# Stored data start

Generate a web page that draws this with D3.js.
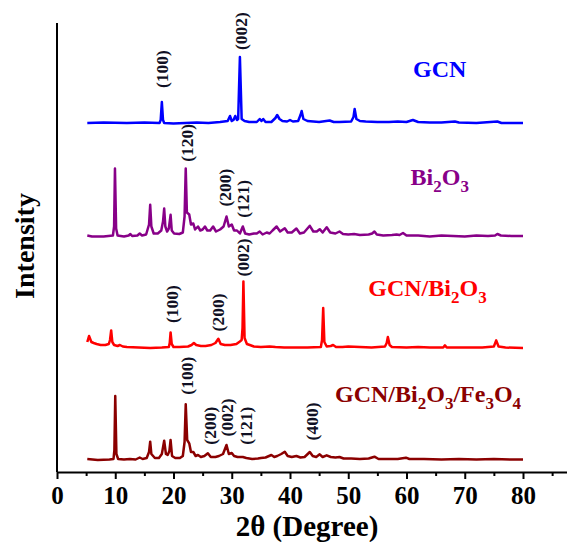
<!DOCTYPE html>
<html>
<head>
<meta charset="utf-8">
<script src="https://cdn.jsdelivr.net/npm/d3@7/dist/d3.min.js"></script>
<style>
  html, body { margin: 0; padding: 0; background: #fff; }
  svg { display: block; }
  text { font-family: "Liberation Serif", "Times New Roman", serif; font-weight: bold; }
</style>
</head>
<body>
<svg id="chart" width="567" height="542"></svg>
<script>
// XRD patterns: [2θ (deg), intensity above the pattern's own baseline]
const gcnPattern = [
  [5.2,0],[8,0.5],[12,0],[15,0.5],[17.6,0],[17.8,3],[18.0,21],[18.2,3],[18.4,0],[20,-0.5],[22,0],[24,0.5],
  [26,0],[28,1],[29.3,2],[29.7,7],[30.0,2],[30.3,3],[30.6,7],[30.9,3],[31.1,4],[31.4,66],[31.7,4],[32.2,2],
  [33,1],[34.3,1],[34.8,4],[35.1,2],[35.4,4],[35.8,1],[36.8,1],[37.5,5],[37.8,8],[38.2,4],[38.7,2],[39.5,1.5],
  [40,3],[40.5,1.5],[41.4,2],[41.8,8],[42.0,12],[42.3,4],[43,2],[44,1.5],[45,1],[46.8,2.5],[47.5,1],[48.5,1],
  [50.5,1.5],[50.9,6],[51.1,14],[51.4,4],[52,2],[53,1.5],[55,1],[57,1],[58.5,1.5],[60,1],[61.1,3],[62,1],
  [64,0.5],[66,0.5],[68.3,1.5],[69,0.5],[72,0],[75.6,1.5],[76.3,0],[80,0]
];
const bi2o3Pattern = [
  [5.2,1],[6,0],[8,0],[9.6,1],[9.8,10],[9.95,68],[10.15,8],[10.4,1],[11.5,0],[12.3,1],[12.6,2.5],[12.9,0.5],
  [13.8,1],[14.2,3],[14.6,1],[15.3,2],[15.8,12],[16.0,31.7],[16.2,10],[16.6,3],[17.3,3],[17.9,6],[18.2,15],
  [18.4,28],[18.6,10],[18.9,5],[19.2,8],[19.5,21.7],[19.7,6],[20.1,3],[21,2.5],[21.6,4],[21.9,20],[22.1,68],
  [22.3,24],[22.7,22],[23.0,12],[23.4,13],[23.7,7],[24.2,10],[24.6,6],[25.0,7],[25.4,10],[25.8,6],[26.3,6],
  [26.8,10],[27.3,5],[28.0,7],[28.6,10],[29.1,20],[29.5,10],[30.0,12],[30.4,6],[30.9,6],[31.4,3],[31.9,10],
  [32.3,3],[33.0,2],[33.8,3],[34.3,3],[34.8,5],[35.3,2],[36.0,4],[36.5,3],[37.0,6],[37.7,10],[38.3,5],
  [39.1,8.3],[39.6,4],[40.3,4],[41.1,8],[41.7,3],[42.4,4],[43.4,10.7],[44.0,5],[44.6,5],[45.1,7.3],[45.6,4],
  [46.3,9.3],[46.9,4],[47.8,3],[48.5,5],[49.1,2.5],[50,2],[51,2.5],[52,1.5],[53.5,2],[54.1,3],[54.5,5],
  [54.9,2],[56,1],[57.5,1.5],[58.3,2],[58.8,1.5],[59.4,3.5],[60,1],[62,1],[64,0],[66,1],[68,0.5],[70,0],
  [72,1],[74,0.5],[75.2,1],[75.6,2.5],[76.2,1],[78,0.5],[80,0.5]
];
const gcnBi2o3Pattern = [
  [5.2,6],[5.5,12],[5.9,6],[6.3,5],[6.8,4],[7.5,3],[8.3,3],[8.9,4],[9.1,8],[9.3,17.6],[9.5,6],[9.8,3],
  [10.4,2],[10.8,3],[11.3,1.5],[12,1],[14,0.5],[16,0],[18,0.5],[19.2,1],[19.35,5],[19.5,15.6],[19.7,4],
  [20,1],[21,1],[22.5,1.5],[23.1,3],[23.5,5],[23.9,3],[24.7,2],[25.5,2],[26.5,3],[27.2,5],[27.7,9.3],
  [28.1,4],[28.8,3],[29.8,3],[30.8,4],[31.4,6.6],[31.7,8],[31.85,20],[32.0,66.6],[32.2,10],[32.6,4],[33.1,3],
  [33.8,1.5],[35,1],[36.5,1.5],[37.5,1],[39,0.5],[41,0.5],[43,0.5],[45.3,1],[45.5,8],[45.7,40],[45.9,6],
  [46.3,1.5],[47.0,2],[47.4,3],[47.9,1],[49,1],[50,1.5],[52,1],[54,0.5],[56.3,1.5],[56.6,5],[56.8,11],
  [57.1,3],[57.5,1],[60,0.5],[62,1],[64,0.5],[66.3,0.5],[66.6,2.6],[66.9,0.5],[70,0.5],[73,0.5],[75.0,1.5],
  [75.4,7.6],[75.8,1.5],[77,0.5],[80,0]
];
const ternaryPattern = [
  [5.2,1],[7,0],[9,0.5],[9.7,1],[9.85,10],[10.0,64],[10.2,6],[10.5,1],[11.5,0.5],[12.5,1],[13.5,0.5],
  [14.2,2.5],[14.7,1],[15.4,2],[15.8,8],[16.0,18.3],[16.2,6],[16.8,2],[17.5,2],[18.0,6],[18.4,19.3],[18.7,6],
  [19.0,5],[19.3,9],[19.5,20],[19.75,4],[20.3,2],[21.1,2],[21.6,4],[21.9,18],[22.1,55.7],[22.35,20],
  [22.7,16.7],[23.0,8],[23.4,8],[23.8,4],[24.2,5],[24.7,3],[25.3,4],[25.9,6.7],[26.4,3],[27.2,3],[27.8,4],
  [28.5,6],[29.1,15],[29.5,6],[30.0,7],[30.4,4],[31.0,3],[31.9,3],[32.5,2],[33.5,1],[34.5,1.5],[35.0,2],
  [35.8,2.5],[36.8,5],[37.3,3],[37.8,4],[38.5,6],[39.1,8.3],[39.6,4],[40.3,3],[41.1,4],[41.8,2.5],[42.5,3],
  [43.4,8],[43.9,4],[44.5,3],[45.1,5.7],[45.6,3],[46.3,4.7],[47,3],[47.8,2.5],[48.5,3],[49.2,1.5],[50.5,1.5],
  [52,1],[53.5,1.5],[54.5,3.3],[55.2,1],[57,1],[58.5,1],[59.9,2.3],[60.5,1],[63,1],[66,0.5],[69,1],[72,0.5],
  [75,1],[78,0.5],[80,0.5]
];

// Sample names ("_" marks a subscript digit), stacking offsets and colours
const sampleNames   = ["GCN", "Bi_2O_3", "GCN/Bi_2O_3", "GCN/Bi_2O_3/Fe_3O_4"];
const sampleOffsets = [349, 235.5, 124, 12];
const sampleColors  = ["#0000ff", "#880088", "#ff0000", "#8b0000"];
const samplePatterns = [gcnPattern, bi2o3Pattern, gcnBi2o3Pattern, ternaryPattern];

// Miller-index annotations per sample: [2θ, label, height above baseline where text starts]
const gcnPlanes      = [[17.96, "(100)", 35], [31.6, "(002)", 73]];
const bi2o3Planes    = [[22.25, "(120)", 74.7], [28.8, "(200)", 30], [31.96, "(121)", 18.7]];
const gcnBi2o3Planes = [[19.7, "(100)", 25], [27.7, "(200)", 16.6], [32.0, "(002)", 71.6]];
const ternaryPlanes  = [[22.25, "(100)", 65.3], [26.25, "(200)", 15.3], [29.1, "(002)", 23.6],
                        [32.5, "(121)", 15.3], [43.7, "(400)", 19.6]];
const samplePlanes = [gcnPlanes, bi2o3Planes, gcnBi2o3Planes, ternaryPlanes];

// Name label anchors in data units: [2θ centre, intensity of baseline]
const nameAnchors = [[65.7, 395], [65.7, 287], [63.6, 176], [63.7, 70.5]];

const majorTicks = [0, 10, 20, 30, 40, 50, 60, 70, 80];
const minorTicks = [5, 15, 25, 35, 45, 55, 65, 75, 85];

const svg = d3.select("#chart");
const x = d3.scaleLinear().domain([0, 88]).range([57, 569.6]);
const y = d3.scaleLinear().domain([0, 450]).range([472, 22]);

// Patterns
const line = d3.line().x(d => x(d[0])).y(d => y(d[1]));
samplePatterns.forEach((pat, i) => {
  const off = sampleOffsets[i];
  svg.append("path")
    .datum(pat.map(d => [d[0], d[1] + off]))
    .attr("d", line)
    .attr("fill", "none")
    .attr("stroke", sampleColors[i])
    .attr("stroke-width", 2.5)
    .attr("stroke-linejoin", "round");
});

// Axes
const xAxisG = svg.append("g").attr("transform", `translate(0,${y(0)})`);
xAxisG.call(d3.axisBottom(x).tickValues(minorTicks).tickSize(4).tickFormat(""));
xAxisG.call(g => g.select(".domain").remove());
const xMajor = svg.append("g").attr("transform", `translate(0,${y(0)})`)
  .call(d3.axisBottom(x).tickValues(majorTicks).tickSize(7).tickSizeOuter(0).tickPadding(10).tickFormat(d3.format("d")));
svg.selectAll(".tick line").attr("stroke", "#000").attr("stroke-width", 2);
xMajor.select(".domain").attr("stroke", "#000").attr("stroke-width", 2);
xMajor.selectAll(".tick text")
  .attr("font-family", "Liberation Serif, Times New Roman, serif")
  .attr("font-weight", "bold").attr("font-size", 25).attr("fill", "#000")
  .attr("dy", 0).attr("y", 32);

svg.append("line")
  .attr("x1", x(0)).attr("x2", x(0))
  .attr("y1", y(449)).attr("y2", y(0))
  .attr("stroke", "#000").attr("stroke-width", 2);

// Axis titles
svg.append("text")
  .attr("x", 307).attr("y", 535.5)
  .attr("text-anchor", "middle").attr("font-size", 29)
  .text("2θ (Degree)");
svg.append("text")
  .attr("transform", "translate(34,246) rotate(-90)")
  .attr("text-anchor", "middle").attr("font-size", 28)
  .text("Intensity");

// Sample names with subscripts
function addName(str, cx, cy, color) {
  const t = svg.append("text")
    .attr("x", cx).attr("y", cy)
    .attr("text-anchor", "middle").attr("font-size", 24).attr("fill", color);
  let i = 0, low = false;
  while (i < str.length) {
    if (str[i] === "_") {
      t.append("tspan").attr("font-size", 17).attr("dy", 7).text(str[i + 1]);
      low = true; i += 2;
    } else {
      let j = i;
      while (j < str.length && str[j] !== "_") j++;
      const sp = t.append("tspan").text(str.slice(i, j));
      if (low) { sp.attr("dy", -7); low = false; }
      i = j;
    }
  }
}
sampleNames.forEach((n, i) => addName(n, x(nameAnchors[i][0]), y(nameAnchors[i][1]), sampleColors[i]));

// Miller indices
samplePlanes.forEach((planes, i) => {
  planes.forEach(p => {
    const px = x(p[0]), py = y(p[2] + sampleOffsets[i]);
    svg.append("text")
      .attr("transform", `translate(${px},${py}) rotate(-90)`)
      .attr("dominant-baseline", "central")
      .attr("font-size", 17.5).attr("fill", "#101024")
      .text(p[1]);
  });
});
</script>
</body>
</html>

# Stored data end

▶ **What the task requires**
Show every line of the listing in which the string "with" can be found.

▶ **Result of this exercise**
Generate a web page that draws this with D3.js.
// Sample names with subscripts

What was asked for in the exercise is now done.